| RECORDS PROVIDED |
- - -
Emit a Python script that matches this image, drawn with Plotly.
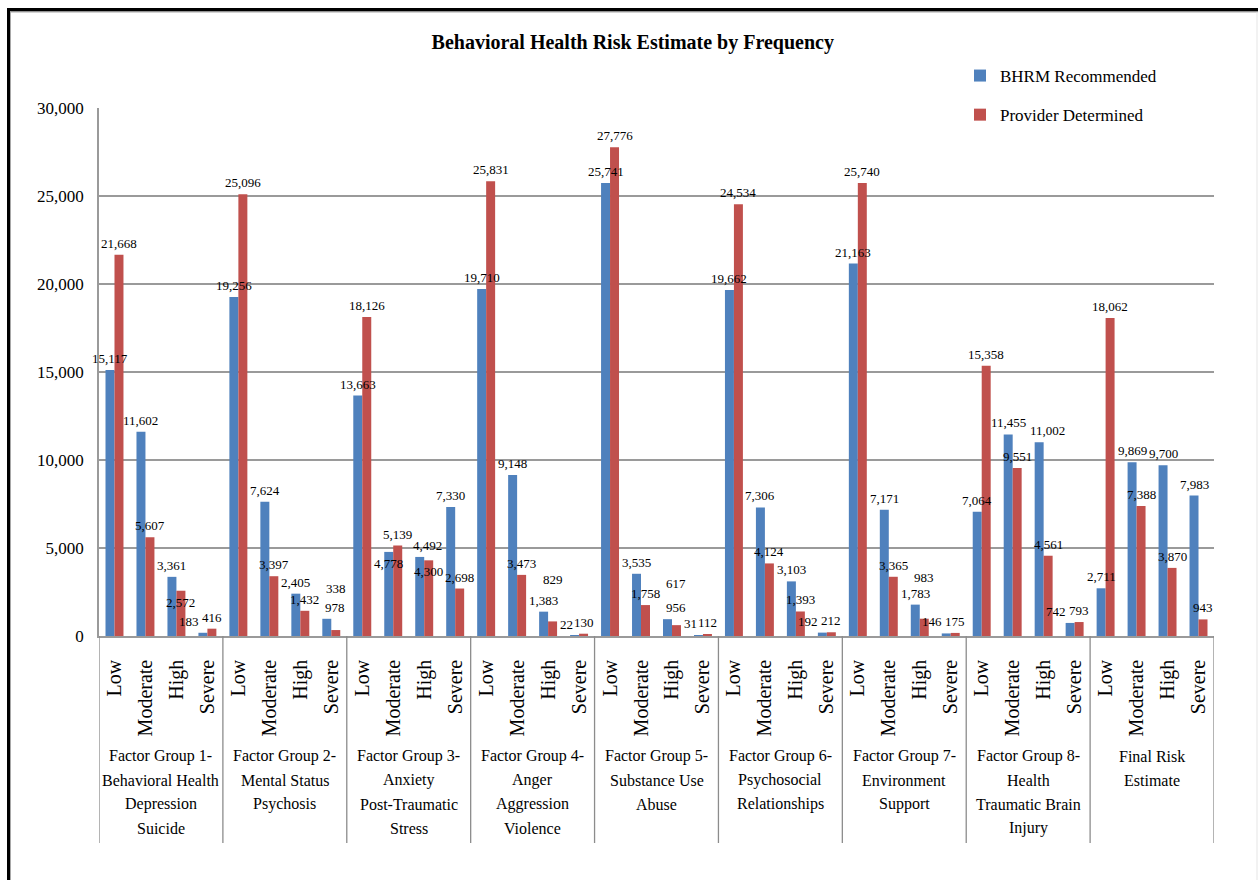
- - -
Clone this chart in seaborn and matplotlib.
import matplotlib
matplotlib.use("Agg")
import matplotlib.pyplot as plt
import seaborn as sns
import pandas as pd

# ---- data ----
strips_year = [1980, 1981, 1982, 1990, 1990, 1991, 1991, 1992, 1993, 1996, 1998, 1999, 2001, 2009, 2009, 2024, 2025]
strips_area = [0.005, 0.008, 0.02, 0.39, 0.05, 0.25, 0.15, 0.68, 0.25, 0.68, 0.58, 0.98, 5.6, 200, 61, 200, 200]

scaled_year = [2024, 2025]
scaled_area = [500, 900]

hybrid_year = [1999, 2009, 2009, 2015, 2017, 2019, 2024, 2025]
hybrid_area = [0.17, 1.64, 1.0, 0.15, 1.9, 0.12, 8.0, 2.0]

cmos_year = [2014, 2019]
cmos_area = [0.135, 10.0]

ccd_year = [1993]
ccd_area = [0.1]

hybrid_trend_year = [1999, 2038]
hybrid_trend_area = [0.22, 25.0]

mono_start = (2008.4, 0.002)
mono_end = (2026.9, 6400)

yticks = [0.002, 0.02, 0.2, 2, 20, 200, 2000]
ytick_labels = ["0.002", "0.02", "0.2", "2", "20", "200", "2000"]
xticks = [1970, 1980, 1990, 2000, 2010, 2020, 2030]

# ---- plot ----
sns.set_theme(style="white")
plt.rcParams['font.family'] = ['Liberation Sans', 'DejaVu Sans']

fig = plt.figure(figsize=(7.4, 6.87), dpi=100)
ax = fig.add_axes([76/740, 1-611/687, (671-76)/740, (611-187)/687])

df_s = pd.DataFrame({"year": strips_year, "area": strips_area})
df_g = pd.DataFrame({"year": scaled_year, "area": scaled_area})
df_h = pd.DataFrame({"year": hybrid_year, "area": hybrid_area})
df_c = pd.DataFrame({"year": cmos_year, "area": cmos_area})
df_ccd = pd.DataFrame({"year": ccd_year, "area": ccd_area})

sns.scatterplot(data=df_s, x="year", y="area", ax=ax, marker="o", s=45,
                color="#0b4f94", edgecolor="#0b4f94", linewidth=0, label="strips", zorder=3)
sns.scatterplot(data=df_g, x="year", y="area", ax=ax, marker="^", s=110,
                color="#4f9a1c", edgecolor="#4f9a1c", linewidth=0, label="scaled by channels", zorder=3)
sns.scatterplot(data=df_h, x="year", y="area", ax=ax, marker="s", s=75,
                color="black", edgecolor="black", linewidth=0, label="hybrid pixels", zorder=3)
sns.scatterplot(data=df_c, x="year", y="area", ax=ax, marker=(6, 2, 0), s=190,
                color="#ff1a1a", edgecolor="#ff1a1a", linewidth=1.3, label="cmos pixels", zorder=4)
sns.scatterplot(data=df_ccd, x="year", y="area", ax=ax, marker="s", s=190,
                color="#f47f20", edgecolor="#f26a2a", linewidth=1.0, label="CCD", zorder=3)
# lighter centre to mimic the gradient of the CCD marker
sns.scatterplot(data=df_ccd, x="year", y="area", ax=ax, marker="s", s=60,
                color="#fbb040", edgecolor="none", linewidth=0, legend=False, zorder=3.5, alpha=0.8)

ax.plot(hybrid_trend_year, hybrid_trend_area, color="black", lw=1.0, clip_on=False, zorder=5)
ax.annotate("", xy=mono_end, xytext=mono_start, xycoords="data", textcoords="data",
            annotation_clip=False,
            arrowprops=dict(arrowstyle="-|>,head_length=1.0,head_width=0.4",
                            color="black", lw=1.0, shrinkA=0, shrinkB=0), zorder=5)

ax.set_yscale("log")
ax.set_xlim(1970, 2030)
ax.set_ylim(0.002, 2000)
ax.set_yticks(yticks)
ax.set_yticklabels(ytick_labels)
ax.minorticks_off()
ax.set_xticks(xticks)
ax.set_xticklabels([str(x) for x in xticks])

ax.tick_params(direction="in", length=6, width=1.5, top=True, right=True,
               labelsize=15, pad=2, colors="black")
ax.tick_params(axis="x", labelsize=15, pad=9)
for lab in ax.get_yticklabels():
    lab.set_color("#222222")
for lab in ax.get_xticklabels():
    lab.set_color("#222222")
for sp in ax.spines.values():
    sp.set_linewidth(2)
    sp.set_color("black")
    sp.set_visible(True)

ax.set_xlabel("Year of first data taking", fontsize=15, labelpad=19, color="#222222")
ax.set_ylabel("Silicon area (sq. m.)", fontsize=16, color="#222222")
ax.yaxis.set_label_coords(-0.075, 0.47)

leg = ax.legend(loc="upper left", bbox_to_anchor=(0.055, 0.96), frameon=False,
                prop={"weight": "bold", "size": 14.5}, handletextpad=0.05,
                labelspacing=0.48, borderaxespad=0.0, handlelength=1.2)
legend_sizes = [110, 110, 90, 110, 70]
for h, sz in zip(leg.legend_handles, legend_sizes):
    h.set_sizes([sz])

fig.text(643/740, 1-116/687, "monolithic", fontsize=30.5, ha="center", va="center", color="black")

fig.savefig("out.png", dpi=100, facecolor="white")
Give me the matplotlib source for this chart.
- - -
| STATED GOAL |
Give again the run of lines that opens at the line with "Clone this chart in seaborn and matplotlib." and closes at the line with "1-611/687, (671-76)/740, (611-187)/687])", exactly, and only that run.

| ANSWER TO THE EXERCISE |
Clone this chart in seaborn and matplotlib.
import matplotlib
matplotlib.use("Agg")
import matplotlib.pyplot as plt
import seaborn as sns
import pandas as pd

# ---- data ----
strips_year = [1980, 1981, 1982, 1990, 1990, 1991, 1991, 1992, 1993, 1996, 1998, 1999, 2001, 2009, 2009, 2024, 2025]
strips_area = [0.005, 0.008, 0.02, 0.39, 0.05, 0.25, 0.15, 0.68, 0.25, 0.68, 0.58, 0.98, 5.6, 200, 61, 200, 200]

scaled_year = [2024, 2025]
scaled_area = [500, 900]

hybrid_year = [1999, 2009, 2009, 2015, 2017, 2019, 2024, 2025]
hybrid_area = [0.17, 1.64, 1.0, 0.15, 1.9, 0.12, 8.0, 2.0]

cmos_year = [2014, 2019]
cmos_area = [0.135, 10.0]

ccd_year = [1993]
ccd_area = [0.1]

hybrid_trend_year = [1999, 2038]
hybrid_trend_area = [0.22, 25.0]

mono_start = (2008.4, 0.002)
mono_end = (2026.9, 6400)

yticks = [0.002, 0.02, 0.2, 2, 20, 200, 2000]
ytick_labels = ["0.002", "0.02", "0.2", "2", "20", "200", "2000"]
xticks = [1970, 1980, 1990, 2000, 2010, 2020, 2030]

# ---- plot ----
sns.set_theme(style="white")
plt.rcParams['font.family'] = ['Liberation Sans', 'DejaVu Sans']

fig = plt.figure(figsize=(7.4, 6.87), dpi=100)
ax = fig.add_axes([76/740, 1-611/687, (671-76)/740, (611-187)/687])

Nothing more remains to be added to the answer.